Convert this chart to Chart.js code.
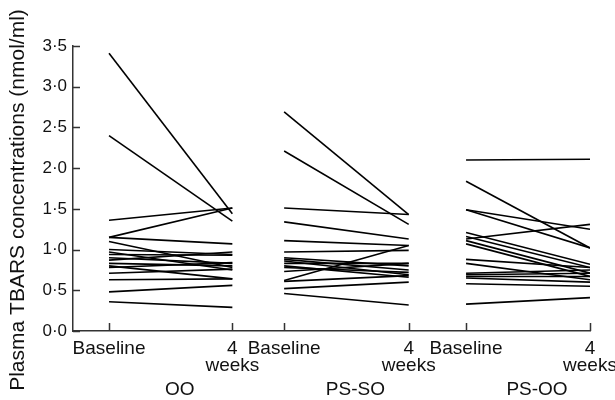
<!DOCTYPE html>
<html><head><meta charset="utf-8">
<script src="https://cdn.jsdelivr.net/npm/chart.js@4/dist/chart.umd.min.js"></script>
<style>html,body{margin:0;padding:0;background:#fff}#wrap{width:615px;height:400px}</style>
</head><body><div id="wrap"><canvas id="c" width="615" height="400"></canvas></div>
<script>
// ---- data ----
const groups = ['OO', 'PS-SO', 'PS-OO'];
const timeLabels = ['Baseline', ['4', 'weeks']];
const yTickLabels = ['0·0', '0·5', '1·0', '1·5', '2·0', '2·5', '3·0', '3·5'];
const yTitle = 'Plasma TBARS concentrations (nmol/ml)';

const ooBaseline = [3.41, 2.40, 1.36, 1.15, 1.15, 1.10, 1.00, 0.97, 0.94, 0.90, 0.87, 0.83, 0.80, 0.78, 0.71, 0.63, 0.48, 0.36];
const ooWeek4    = [1.44, 1.35, 1.51, 1.51, 1.07, 0.78, 0.94, 0.75, 0.93, 0.83, 0.97, 0.80, 0.64, 0.84, 0.76, 0.64, 0.56, 0.29];

const psSoBaseline = [2.69, 2.21, 1.51, 1.34, 1.11, 0.97, 0.90, 0.88, 0.86, 0.83, 0.80, 0.78, 0.73, 0.62, 0.61, 0.52, 0.46];
const psSoWeek4    = [1.43, 1.31, 1.43, 1.13, 1.05, 0.99, 0.80, 0.75, 0.69, 0.83, 0.66, 0.72, 0.83, 1.05, 0.68, 0.60, 0.32];

const psOoBaseline = [2.10, 1.84, 1.49, 1.49, 1.21, 1.16, 1.13, 1.11, 1.07, 0.88, 0.83, 0.71, 0.69, 0.67, 0.65, 0.58, 0.33];
const psOoWeek4    = [2.11, 1.02, 1.25, 1.02, 0.82, 0.78, 1.31, 0.71, 0.67, 0.78, 0.63, 0.75, 0.71, 0.67, 0.60, 0.55, 0.41];

// ---- layout (x positions of the six time points on a linear axis) ----
const tickPos = [0, 1, 1.42, 2.43, 2.895, 3.9];
const groupData = [[ooBaseline, ooWeek4], [psSoBaseline, psSoWeek4], [psOoBaseline, psOoWeek4]];

const datasets = [];
groupData.forEach((g, gi) => {
  g[0].forEach((b, i) => {
    datasets.push({
      label: groups[gi] + ' ' + (i + 1),
      data: [{x: tickPos[gi * 2], y: b}, {x: tickPos[gi * 2 + 1], y: g[1][i]}],
      borderColor: '#000', borderWidth: 1.6, pointRadius: 0, tension: 0, fill: false
    });
  });
});

const FONT = '"Liberation Sans", Arial, sans-serif';

const decor = {
  id: 'decor',
  afterDraw(chart) {
    const ctx = chart.ctx, xs = chart.scales.x, ys = chart.scales.y;
    const a = chart.chartArea;
    ctx.save();
    ctx.strokeStyle = '#333'; ctx.lineWidth = 1.5;
    ctx.beginPath();
    xs.ticks.forEach(t => { const p = Math.round(xs.getPixelForValue(t.value)) + 0.5; ctx.moveTo(p, a.bottom); ctx.lineTo(p, a.bottom - 8); });
    ys.ticks.forEach(t => { const p = Math.round(ys.getPixelForValue(t.value)) + 0.5; ctx.moveTo(a.left, p); ctx.lineTo(a.left + 7, p); });
    ctx.stroke();
    ctx.fillStyle = '#111';
    ctx.font = '19px ' + FONT;
    ctx.textAlign = 'center'; ctx.textBaseline = 'middle';
    groups.forEach((g, gi) => {
      const mid = (tickPos[gi * 2] + tickPos[gi * 2 + 1]) / 2;
      ctx.fillText(g, xs.getPixelForValue(mid) + 9, 390);
    });
    ctx.translate(18, 200);
    ctx.rotate(-Math.PI / 2);
    ctx.font = '21px ' + FONT;
    ctx.fillText(yTitle, 0, 0);
    ctx.restore();
  }
};

new Chart(document.getElementById('c'), {
  type: 'line',
  data: {datasets},
  options: {
    responsive: false, animation: false, devicePixelRatio: 1,
    layout: {padding: {left: 0, right: 25, top: 46, bottom: 0}},
    plugins: {legend: {display: false}, tooltip: {enabled: false}},
    scales: {
      x: {
        type: 'linear', min: -0.292, max: 3.9,
        afterBuildTicks: s => { s.ticks = tickPos.map(v => ({value: v})); },
        afterFit: s => { s.height = 69; s.paddingLeft = 0; s.paddingRight = 0; },
        grid: {drawOnChartArea: false, drawTicks: false},
        border: {display: true, color: '#333', width: 1.5},
        ticks: {
          autoSkip: false, maxRotation: 0, minRotation: 0, padding: 9,
          color: '#111', font: {family: FONT, size: 19, lineHeight: 0.9},
          callback: (v, i) => timeLabels[i % 2]
        }
      },
      y: {
        min: 0, max: 3.5,
        afterFit: s => { s.width = 73; s.paddingTop = 0; s.paddingBottom = 0; },
        grid: {drawOnChartArea: false, drawTicks: false},
        border: {display: true, color: '#333', width: 1.5},
        ticks: {
          stepSize: 0.5, padding: 6, color: '#111', font: {family: FONT, size: 17},
          callback: (v, i) => yTickLabels[i]
        }
      }
    }
  },
  plugins: [decor]
});
</script></body></html>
----------
Strip out the pictures and quote the remaining data word for word.

◆ **Solution to the problem**:
Convert this chart to Chart.js code.
<!DOCTYPE html>
<html><head><meta charset="utf-8">
<script src="https://cdn.jsdelivr.net/npm/chart.js@4/dist/chart.umd.min.js"></script>
<style>html,body{margin:0;padding:0;background:#fff}#wrap{width:615px;height:400px}</style>
</head><body><div id="wrap"><canvas id="c" width="615" height="400"></canvas></div>
<script>
// ---- data ----
const groups = ['OO', 'PS-SO', 'PS-OO'];
const timeLabels = ['Baseline', ['4', 'weeks']];
const yTickLabels = ['0·0', '0·5', '1·0', '1·5', '2·0', '2·5', '3·0', '3·5'];
const yTitle = 'Plasma TBARS concentrations (nmol/ml)';

const ooBaseline = [3.41, 2.40, 1.36, 1.15, 1.15, 1.10, 1.00, 0.97, 0.94, 0.90, 0.87, 0.83, 0.80, 0.78, 0.71, 0.63, 0.48, 0.36];
const ooWeek4    = [1.44, 1.35, 1.51, 1.51, 1.07, 0.78, 0.94, 0.75, 0.93, 0.83, 0.97, 0.80, 0.64, 0.84, 0.76, 0.64, 0.56, 0.29];

const psSoBaseline = [2.69, 2.21, 1.51, 1.34, 1.11, 0.97, 0.90, 0.88, 0.86, 0.83, 0.80, 0.78, 0.73, 0.62, 0.61, 0.52, 0.46];
const psSoWeek4    = [1.43, 1.31, 1.43, 1.13, 1.05, 0.99, 0.80, 0.75, 0.69, 0.83, 0.66, 0.72, 0.83, 1.05, 0.68, 0.60, 0.32];

const psOoBaseline = [2.10, 1.84, 1.49, 1.49, 1.21, 1.16, 1.13, 1.11, 1.07, 0.88, 0.83, 0.71, 0.69, 0.67, 0.65, 0.58, 0.33];
const psOoWeek4    = [2.11, 1.02, 1.25, 1.02, 0.82, 0.78, 1.31, 0.71, 0.67, 0.78, 0.63, 0.75, 0.71, 0.67, 0.60, 0.55, 0.41];

// ---- layout (x positions of the six time points on a linear axis) ----
const tickPos = [0, 1, 1.42, 2.43, 2.895, 3.9];
const groupData = [[ooBaseline, ooWeek4], [psSoBaseline, psSoWeek4], [psOoBaseline, psOoWeek4]];

const datasets = [];
groupData.forEach((g, gi) => {
  g[0].forEach((b, i) => {
    datasets.push({
      label: groups[gi] + ' ' + (i + 1),
      data: [{x: tickPos[gi * 2], y: b}, {x: tickPos[gi * 2 + 1], y: g[1][i]}],
      borderColor: '#000', borderWidth: 1.6, pointRadius: 0, tension: 0, fill: false
    });
  });
});

const FONT = '"Liberation Sans", Arial, sans-serif';

const decor = {
  id: 'decor',
  afterDraw(chart) {
    const ctx = chart.ctx, xs = chart.scales.x, ys = chart.scales.y;
    const a = chart.chartArea;
    ctx.save();
    ctx.strokeStyle = '#333'; ctx.lineWidth = 1.5;
    ctx.beginPath();
    xs.ticks.forEach(t => { const p = Math.round(xs.getPixelForValue(t.value)) + 0.5; ctx.moveTo(p, a.bottom); ctx.lineTo(p, a.bottom - 8); });
    ys.ticks.forEach(t => { const p = Math.round(ys.getPixelForValue(t.value)) + 0.5; ctx.moveTo(a.left, p); ctx.lineTo(a.left + 7, p); });
    ctx.stroke();
    ctx.fillStyle = '#111';
    ctx.font = '19px ' + FONT;
    ctx.textAlign = 'center'; ctx.textBaseline = 'middle';
    groups.forEach((g, gi) => {
      const mid = (tickPos[gi * 2] + tickPos[gi * 2 + 1]) / 2;
      ctx.fillText(g, xs.getPixelForValue(mid) + 9, 390);
    });
    ctx.translate(18, 200);
    ctx.rotate(-Math.PI / 2);
    ctx.font = '21px ' + FONT;
    ctx.fillText(yTitle, 0, 0);
    ctx.restore();
  }
};

new Chart(document.getElementById('c'), {
  type: 'line',
  data: {datasets},
  options: {
    responsive: false, animation: false, devicePixelRatio: 1,
    layout: {padding: {left: 0, right: 25, top: 46, bottom: 0}},
    plugins: {legend: {display: false}, tooltip: {enabled: false}},
    scales: {
      x: {
        type: 'linear', min: -0.292, max: 3.9,
        afterBuildTicks: s => { s.ticks = tickPos.map(v => ({value: v})); },
        afterFit: s => { s.height = 69; s.paddingLeft = 0; s.paddingRight = 0; },
        grid: {drawOnChartArea: false, drawTicks: false},
        border: {display: true, color: '#333', width: 1.5},
        ticks: {
          autoSkip: false, maxRotation: 0, minRotation: 0, padding: 9,
          color: '#111', font: {family: FONT, size: 19, lineHeight: 0.9},
          callback: (v, i) => timeLabels[i % 2]
        }
      },
      y: {
        min: 0, max: 3.5,
        afterFit: s => { s.width = 73; s.paddingTop = 0; s.paddingBottom = 0; },
        grid: {drawOnChartArea: false, drawTicks: false},
        border: {display: true, color: '#333', width: 1.5},
        ticks: {
          stepSize: 0.5, padding: 6, color: '#111', font: {family: FONT, size: 17},
          callback: (v, i) => yTickLabels[i]
        }
      }
    }
  },
  plugins: [decor]
});
</script></body></html>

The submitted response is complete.